BLIP2 (blip2-flan-t5-xxl)
BLIP2 is a visual language model (VLM) that can perform multi-modal tasks such as image captioning and visual question answering. This model is the BLIP-2, Flan-T5-XXL variant.
Intended Use
BLIP2 is a visual language model (VLM) that can perform multi-modal tasks such as image captioning and visual question answering. It can also be used for chat-like conversations by feeding the image and the previous conversation as prompt to the model.
Performance
Best performance within the BLIP2 family of models.
Limitations
BLIP2 is fine-tuned on image-text datasets (e.g. LAION) collected from the internet.

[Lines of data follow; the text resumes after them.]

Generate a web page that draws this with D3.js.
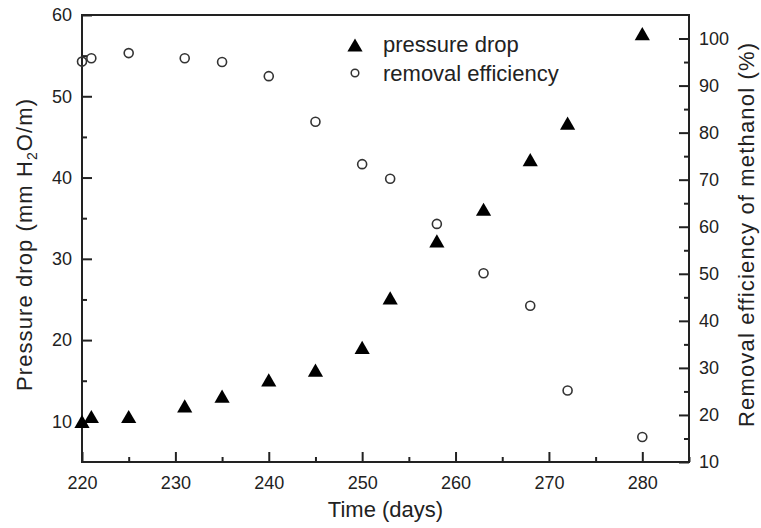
<!DOCTYPE html>
<html>
<head>
<meta charset="utf-8">
<script src="https://cdn.jsdelivr.net/npm/d3@7"></script>
<style>
body { margin: 0; background: #fff; }
text { font-family: "Liberation Sans", Arial, Helvetica, sans-serif; fill: #222; }
.axis path { display: none; }
.axis line { stroke: #222; stroke-width: 2; }
</style>
</head>
<body>
<div class="container"></div>
<script>
// pressure drop (left axis, mm H2O/m)
var pdDays = [220, 221, 225, 231, 235, 240, 245, 250, 253, 258, 263, 268, 272, 280];
var pdValues = [10, 10.6, 10.6, 11.9, 13.1, 15.1, 16.3, 19.1, 25.2, 32.2, 36.1, 42.2, 46.7, 57.7];

// removal efficiency (right axis, %)
var reDays = [220, 221, 225, 231, 235, 240, 245, 250, 253, 258, 263, 268, 272, 280];
var reValues = [95.1, 95.8, 96.9, 95.8, 95.0, 92.0, 82.3, 73.3, 70.2, 60.6, 50.1, 43.2, 25.2, 15.3];

var xTicks = [220, 230, 240, 250, 260, 270, 280];
var xMinor = [225, 235, 245, 255, 265, 275, 285];
var leftTicks = [10, 20, 30, 40, 50, 60];
var leftMinor = [15, 25, 35, 45, 55];
var rightTicks = [10, 20, 30, 40, 50, 60, 70, 80, 90, 100];
var rightMinor = [15, 25, 35, 45, 55, 65, 75, 85, 95];

var legendNames = ["pressure drop", "removal efficiency"];

const WIDTH = 761;
const HEIGHT = 528;
const M = {left: 82, top: 15, right: 72, bottom: 66};
const W = WIDTH - M.left - M.right;
const H = HEIGHT - M.top - M.bottom;

var translate = function(x, y){
	return "translate(" + x + "," + y + ")";
};

var svg = d3.select('.container').append('svg')
	.attr('width', WIDTH)
	.attr('height', HEIGHT);

var xScale = d3.scaleLinear().domain([220, 285]).range([0, W]);
var yLeft = d3.scaleLinear().domain([5, 60]).range([H, 0]);
var yRight = d3.scaleLinear().domain([10, 105]).range([H, 0]);

var g = svg.append('g').attr('transform', translate(M.left, M.top));

// major + minor ticks, pointing inward
var addAxis = function(axisFn, scale, major, minor, tr){
	var a = g.append('g').classed('axis', true).attr('transform', tr)
		.call(axisFn(scale).tickValues(major).tickSizeInner(-10).tickSizeOuter(0).tickPadding(10));
	a.selectAll('text').style('font-size', '18px');
	g.append('g').classed('axis', true).attr('transform', tr)
		.call(axisFn(scale).tickValues(minor).tickSizeInner(-5).tickSizeOuter(0).tickFormat(''));
	return a;
};

addAxis(d3.axisBottom, xScale, xTicks, xMinor, translate(0, H))
	.selectAll('text').attr('dy', '0.95em');
addAxis(d3.axisLeft, yLeft, leftTicks, leftMinor, translate(0, 0));
addAxis(d3.axisRight, yRight, rightTicks, rightMinor, translate(W, 0));

g.append('rect')
	.attr('width', W).attr('height', H)
	.attr('fill', 'none').attr('stroke', '#222').attr('stroke-width', 2);

var TRI_SIZE = 100;
var tri = d3.symbol().type(d3.symbolTriangle).size(TRI_SIZE);
// d3 triangles sit on their centroid; shift so the box centre is on the value
var triShift = Math.sqrt(TRI_SIZE / (3 * Math.sqrt(3))) / 2;

// removal efficiency circles
g.selectAll('circle.re').data(reDays)
	.enter().append('circle').classed('re', true)
	.attr('cx', function(d){ return xScale(d); })
	.attr('cy', function(d, i){ return yRight(reValues[i]); })
	.attr('r', 4.5)
	.attr('fill', 'none').attr('stroke', '#333').attr('stroke-width', 1.6);

// pressure drop triangles
g.selectAll('path.pd').data(pdDays)
	.enter().append('path').classed('pd', true)
	.attr('d', tri)
	.attr('transform', function(d, i){ return translate(xScale(d), yLeft(pdValues[i]) + triShift); })
	.attr('fill', '#000');

// legend
var lg = svg.append('g').attr('transform', translate(355, 45));
lg.append('path').attr('d', tri).attr('transform', translate(0, triShift)).attr('fill', '#000');
lg.append('circle').attr('cy', 28).attr('r', 3.8)
	.attr('fill', 'none').attr('stroke', '#333').attr('stroke-width', 1.5);
lg.selectAll('text').data(legendNames)
	.enter().append('text')
	.attr('x', 28)
	.attr('y', function(d, i){ return 7 + i * 29; })
	.style('font-size', '22px')
	.text(function(d){ return d; });

// axis titles
svg.append('text')
	.attr('x', M.left + W / 2).attr('y', 517)
	.attr('text-anchor', 'middle')
	.style('font-size', '22px')
	.text('Time (days)');

var lt = svg.append('text')
	.attr('transform', translate(32, 245) + ' rotate(-90)')
	.attr('text-anchor', 'middle')
	.attr('textLength', 292).attr('lengthAdjust', 'spacing')
	.style('font-size', '22px');
lt.append('tspan').text('Pressure drop (mm H');
lt.append('tspan').attr('dy', 5).style('font-size', '14px').text('2');
lt.append('tspan').attr('dy', -5).text('O/m)');

svg.append('text')
	.attr('transform', translate(754, 235) + ' rotate(-90)')
	.attr('text-anchor', 'middle')
	.attr('textLength', 384).attr('lengthAdjust', 'spacing')
	.style('font-size', '22px')
	.text('Removal efficiency of methanol (%)');
</script>
</body>
</html>
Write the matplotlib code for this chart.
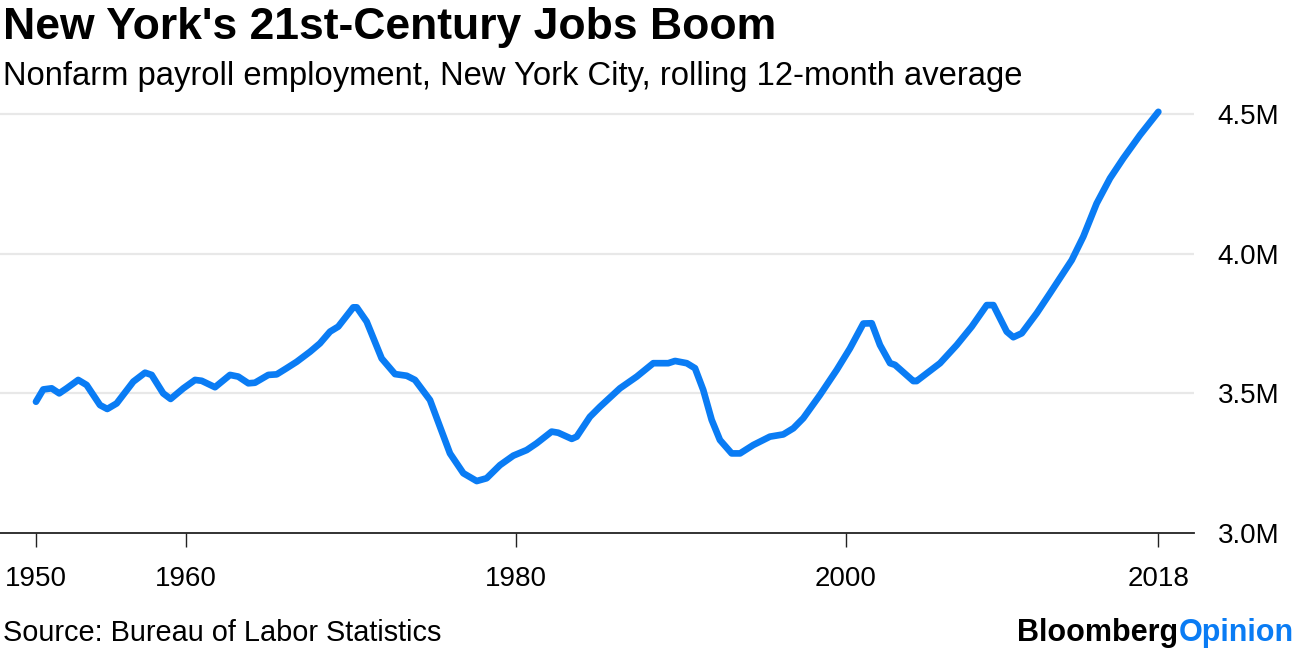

As a result the model itself is potentially vulnerable to generating equivalently inappropriate content or replicating inherent biases in the underlying data. Other limitations include:
May struggle with highly abstract or culturally specific visual concepts
Performance can vary based on image quality and complexity
Limited by the training data of its component models (vision encoder and language model)
Cannot generate or edit images (only processes and describes them)
Requires careful prompt engineering for optimal performance in some tasks
Citation
Li, J., Li, D., Savarese, S., & Hoi, S. (2023). Blip-2: Bootstrapping language-image pre-training with frozen image encoders and large language models. arXiv preprint arXiv:2301.12597.